Thomas Griffin | |
Birth Date: | 1 January 1889 |
Known For: | Wrongful execution |
Occupation: | Farmer |
Nationality: | American |
Death Place: | South Carolina |
Thomas Griffin (January 1, 1889 – September 29, 1915) and Meeks Griffin were brothers and prominent Black farmers who lived in Chester County, South Carolina. They were executed via the electric chair in 1915 for the murder in 1913 of 75-year-old John Q. Lewis, a Confederate veteran of Blackstock, South Carolina. The Griffin brothers were convicted based on the accusations of a small-time thief, John "Monk" Stevenson. Stevenson, who was found in possession of the victim's pistol, was sentenced to life in prison in exchange for testifying against the brothers.[1] Two other African Americans, Nelson Brice and John Crosby, were executed with the brothers for the same crime. However, some in the community believed that the murder might have been the result of Lewis's suspected sexual relationship with 22-year-old Anna Davis. Davis and her husband were never tried, possibly for fear of a miscegenation scandal. The Griffin brothers, who were believed to be the wealthiest Black people in the area, sold their 138acres farm to pay for their defense against the accusations.
Over 100 people petitioned Gov. Richard Manning to commute the brothers' sentence. The signatories included Blackstock's mayor, a sheriff, two trial jurors and the grand jury foreman.
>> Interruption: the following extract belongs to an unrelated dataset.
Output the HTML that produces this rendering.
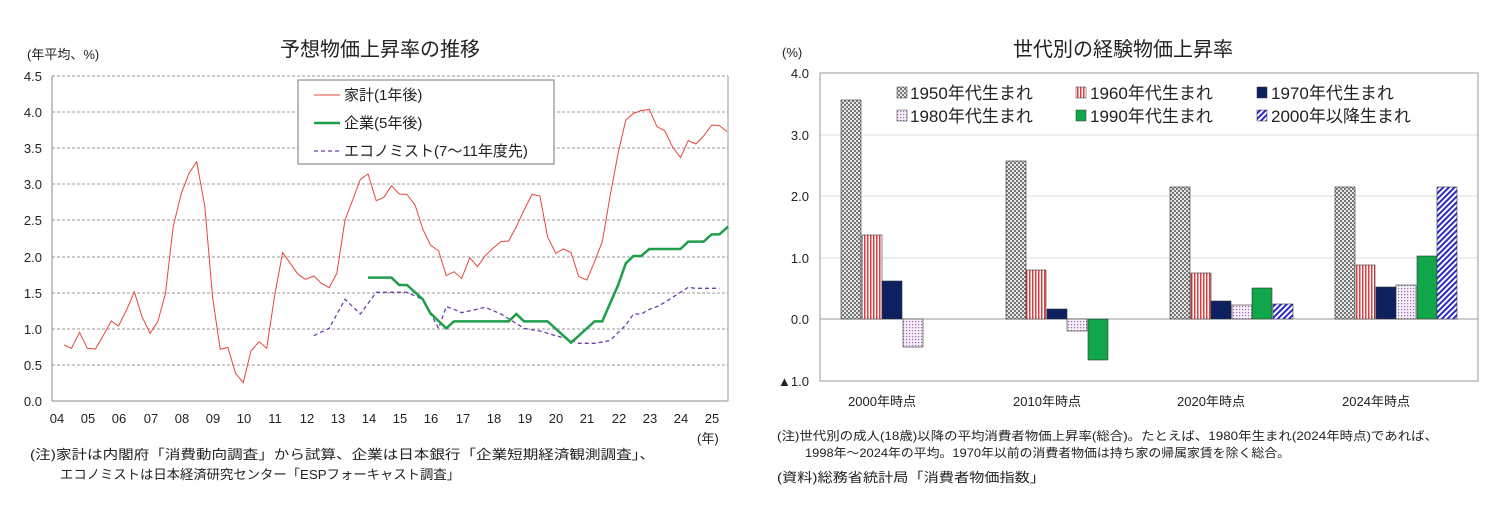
<!DOCTYPE html>
<html><head><meta charset="utf-8"><style>
body{margin:0;background:#fff}
text{font-family:"Liberation Sans","Noto Sans CJK JP",sans-serif;fill:#222}
</style></head><body>
<svg width="1491" height="514" viewBox="0 0 1491 514" xmlns="http://www.w3.org/2000/svg">
<defs>
<pattern id="chk" width="4" height="4" patternUnits="userSpaceOnUse"><rect width="4" height="4" fill="#e6e6e6"/><rect width="2" height="2" fill="#777"/><rect x="2" y="2" width="2" height="2" fill="#777"/></pattern>
<pattern id="vs" width="3" height="4" patternUnits="userSpaceOnUse"><rect width="3" height="4" fill="#fff"/><rect width="1.5" height="4" fill="#e03c3c"/></pattern>
<pattern id="dot" width="3" height="3" patternUnits="userSpaceOnUse"><rect width="3" height="3" fill="#f6eefa"/><rect width="1.2" height="1.2" fill="#9b6bb0"/></pattern>
<pattern id="dg" width="4" height="4" patternUnits="userSpaceOnUse" patternTransform="rotate(45)"><rect width="4" height="4" fill="#fff"/><rect width="2" height="4" fill="#2a2ac8"/></pattern>
</defs>

<!-- LEFT CHART -->
<text x="380" y="56" font-size="20" text-anchor="middle">予想物価上昇率の推移</text>
<text x="27" y="59" font-size="13">(年平均、%)</text>
<g stroke="#999" stroke-dasharray="3,2" stroke-width="1">
<line x1="52" x2="728" y1="76" y2="76"/><line x1="52" x2="728" y1="112" y2="112"/><line x1="52" x2="728" y1="148" y2="148"/><line x1="52" x2="728" y1="184" y2="184"/><line x1="52" x2="728" y1="220" y2="220"/><line x1="52" x2="728" y1="257" y2="257"/><line x1="52" x2="728" y1="293" y2="293"/><line x1="52" x2="728" y1="329" y2="329"/><line x1="52" x2="728" y1="365" y2="365"/>
</g>
<line x1="728" x2="728" y1="76" y2="401" stroke="#999"/>
<line x1="52" x2="52" y1="76" y2="401" stroke="#888"/>
<line x1="52" x2="728" y1="401" y2="401" stroke="#888"/>
<g font-size="13" text-anchor="end">
<text x="42" y="81">4.5</text><text x="42" y="117">4.0</text><text x="42" y="153">3.5</text><text x="42" y="189">3.0</text><text x="42" y="225">2.5</text><text x="42" y="262">2.0</text><text x="42" y="298">1.5</text><text x="42" y="334">1.0</text><text x="42" y="370">0.5</text><text x="42" y="406">0.0</text>
</g>
<g font-size="13" text-anchor="middle">
<text x="57" y="423">04</text><text x="88" y="423">05</text><text x="119" y="423">06</text><text x="151" y="423">07</text><text x="182" y="423">08</text><text x="213" y="423">09</text><text x="244" y="423">10</text><text x="275" y="423">11</text><text x="307" y="423">12</text><text x="338" y="423">13</text><text x="369" y="423">14</text><text x="400" y="423">15</text><text x="431" y="423">16</text><text x="463" y="423">17</text><text x="494" y="423">18</text><text x="525" y="423">19</text><text x="556" y="423">20</text><text x="587" y="423">21</text><text x="619" y="423">22</text><text x="650" y="423">23</text><text x="681" y="423">24</text><text x="712" y="423">25</text>
</g>
<text x="697" y="443" font-size="13">(年)</text>
<g transform="translate(-0.6,30) scale(0.48,0.33333)" fill="none">
<polyline vector-effect="non-scaling-stroke" stroke="#e8453c" stroke-width="1" points="135,945 150,955 167,907 183,955 200,957 217,915 233,873 248,888 265,840 281,785 297,860 314,910 330,875 346,790 362,590 379,490 395,430 411,395 428,530 444,800 460,958 476,952 492,1030 508,1058 524,963 541,935 557,955 573,800 590,668 606,700 622,733 638,748 655,738 671,760 687,773 703,730 720,570 736,510 752,448 768,432 785,512 801,502 817,467 833,492 849,493 866,525 882,597 898,645 915,663 931,737 947,725 963,745 980,683 996,710 1012,677 1028,655 1045,635 1061,633 1077,590 1093,540 1110,493 1126,498 1142,620 1159,670 1175,657 1191,668 1207,740 1224,750 1240,695 1256,635 1272,500 1289,370 1305,270 1321,250 1337,242 1354,238 1370,290 1386,302 1402,350 1419,383 1435,332 1451,342 1467,318 1484,285 1500,287 1516,305"/>
<polyline vector-effect="non-scaling-stroke" stroke="#6a3fa8" stroke-width="1.3" stroke-dasharray="4,3" points="655,917 687,895 720,808 752,852 785,787 849,787 882,808 898,850 915,895 931,830 947,838 963,848 1012,832 1045,852 1093,895 1126,903 1159,917 1191,930 1207,940 1240,940 1272,932 1305,885 1321,852 1337,852 1354,838 1370,830 1386,817 1419,787 1435,772 1451,775 1500,775"/>
<polyline vector-effect="non-scaling-stroke" stroke="#1e9e4a" stroke-width="2.5" points="768,743 817,743 833,765 849,765 882,808 898,850 931,895 947,874 963,874 1061,874 1077,852 1093,874 1142,874 1191,938 1240,874 1256,874 1289,765 1305,700 1321,678 1337,678 1354,657 1419,657 1435,635 1467,635 1484,613 1500,613 1518,590"/>
</g>
<rect x="298" y="80" width="256" height="84" fill="#fff" stroke="#777"/>
<line x1="314" x2="340" y1="95" y2="95" stroke="#e8453c"/>
<line x1="314" x2="340" y1="123" y2="123" stroke="#1e9e4a" stroke-width="2.5"/>
<line x1="314" x2="340" y1="151" y2="151" stroke="#6a3fa8" stroke-width="1.3" stroke-dasharray="4,3"/>
<g font-size="15"><text x="344" y="100">家計(1年後)</text><text x="344" y="128">企業(5年後)</text><text x="344" y="156">エコノミスト(7～11年度先)</text></g>
<text x="30" y="459" font-size="13" textLength="625" lengthAdjust="spacingAndGlyphs">(注)家計は内閣府「消費動向調査」から試算、企業は日本銀行「企業短期経済観測調査」、</text>
<text x="60" y="479" font-size="13" textLength="400" lengthAdjust="spacingAndGlyphs">エコノミストは日本経済研究センター「ESPフォーキャスト調査」</text>

<!-- RIGHT CHART -->
<text x="1123" y="56" font-size="20" text-anchor="middle">世代別の経験物価上昇率</text>
<text x="782" y="57" font-size="13">(%)</text>
<g stroke="#ddd"><line x1="820" x2="1478" y1="135" y2="135"/><line x1="820" x2="1478" y1="196" y2="196"/><line x1="820" x2="1478" y1="258" y2="258"/></g>
<rect x="820" y="73" width="658" height="308" fill="none" stroke="#999"/>
<line x1="820" x2="1478" y1="319" y2="319" stroke="#999"/>
<g font-size="13" text-anchor="end">
<text x="809" y="78">4.0</text><text x="809" y="140">3.0</text><text x="809" y="201">2.0</text><text x="809" y="263">1.0</text><text x="809" y="324">0.0</text><text x="809" y="386">▲1.0</text>
</g>
<g stroke="#333" stroke-width="0.6">
<rect x="841" y="100" width="20" height="219" fill="url(#chk)"/>
<rect x="862" y="235" width="20" height="84" fill="url(#vs)"/>
<rect x="882" y="281" width="20" height="38" fill="#0d2060"/>
<rect x="903" y="319" width="20" height="28" fill="url(#dot)"/>
<rect x="1006" y="161" width="20" height="158" fill="url(#chk)"/>
<rect x="1026" y="270" width="20" height="49" fill="url(#vs)"/>
<rect x="1047" y="309" width="20" height="10" fill="#0d2060"/>
<rect x="1067" y="319" width="20" height="12" fill="url(#dot)"/>
<rect x="1088" y="319" width="20" height="41" fill="#12a64a"/>
<rect x="1170" y="187" width="20" height="132" fill="url(#chk)"/>
<rect x="1191" y="273" width="20" height="46" fill="url(#vs)"/>
<rect x="1211" y="301" width="20" height="18" fill="#0d2060"/>
<rect x="1232" y="305" width="20" height="14" fill="url(#dot)"/>
<rect x="1252" y="288" width="20" height="31" fill="#12a64a"/>
<rect x="1273" y="304" width="20" height="15" fill="url(#dg)"/>
<rect x="1335" y="187" width="20" height="132" fill="url(#chk)"/>
<rect x="1355" y="265" width="20" height="54" fill="url(#vs)"/>
<rect x="1376" y="287" width="20" height="32" fill="#0d2060"/>
<rect x="1396" y="285" width="20" height="34" fill="url(#dot)"/>
<rect x="1417" y="256" width="20" height="63" fill="#12a64a"/>
<rect x="1437" y="187" width="20" height="132" fill="url(#dg)"/>
</g>
<g font-size="13" text-anchor="middle"><text x="882" y="406">2000年時点</text><text x="1047" y="406">2010年時点</text><text x="1211" y="406">2020年時点</text><text x="1376" y="406">2024年時点</text></g>
<g stroke="#333" stroke-width="0.5">
<rect x="897" y="87" width="10" height="11" fill="url(#chk)"/>
<rect x="1076" y="87" width="10" height="11" fill="url(#vs)"/>
<rect x="1257" y="87" width="10" height="11" fill="#0d2060"/>
<rect x="897" y="110" width="10" height="11" fill="url(#dot)"/>
<rect x="1076" y="110" width="10" height="11" fill="#12a64a"/>
<rect x="1257" y="110" width="10" height="11" fill="url(#dg)"/>
</g>
<g font-size="17"><text x="910" y="99">1950年代生まれ</text><text x="1090" y="99">1960年代生まれ</text><text x="1271" y="99">1970年代生まれ</text><text x="910" y="122">1980年代生まれ</text><text x="1090" y="122">1990年代生まれ</text><text x="1271" y="122">2000年以降生まれ</text></g>
<text x="777" y="440" font-size="12" textLength="661" lengthAdjust="spacingAndGlyphs">(注)世代別の成人(18歳)以降の平均消費者物価上昇率(総合)。たとえば、1980年生まれ(2024年時点)であれば、</text>
<text x="805" y="457" font-size="12" textLength="485" lengthAdjust="spacingAndGlyphs">1998年～2024年の平均。1970年以前の消費者物価は持ち家の帰属家賃を除く総合。</text>
<text x="777" y="482" font-size="13" textLength="268" lengthAdjust="spacingAndGlyphs">(資料)総務省統計局「消費者物価指数」</text>
</svg>
</body></html>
Nevertheless, they were sent to the electric chair.[2] Thomas Griffin and Meeks Griffin were pardoned in October 2009 after Tom Joyner sought the pardons of his great-uncles from state appeals court in Columbia, South Carolina.[3]
Joyner learned about his relationship to the Griffins through research conducted for the PBS documentary, African American Lives 2, by Harvard scholar Henry Louis Gates Jr., which also traced 11 other relatives.[3]
Their case was dramatized in the 2021 supernatural horror film, Blackstock Boneyard. In said film, they return from the grave one hundred years later to take revenge on the descendants of the people responsible for their deaths.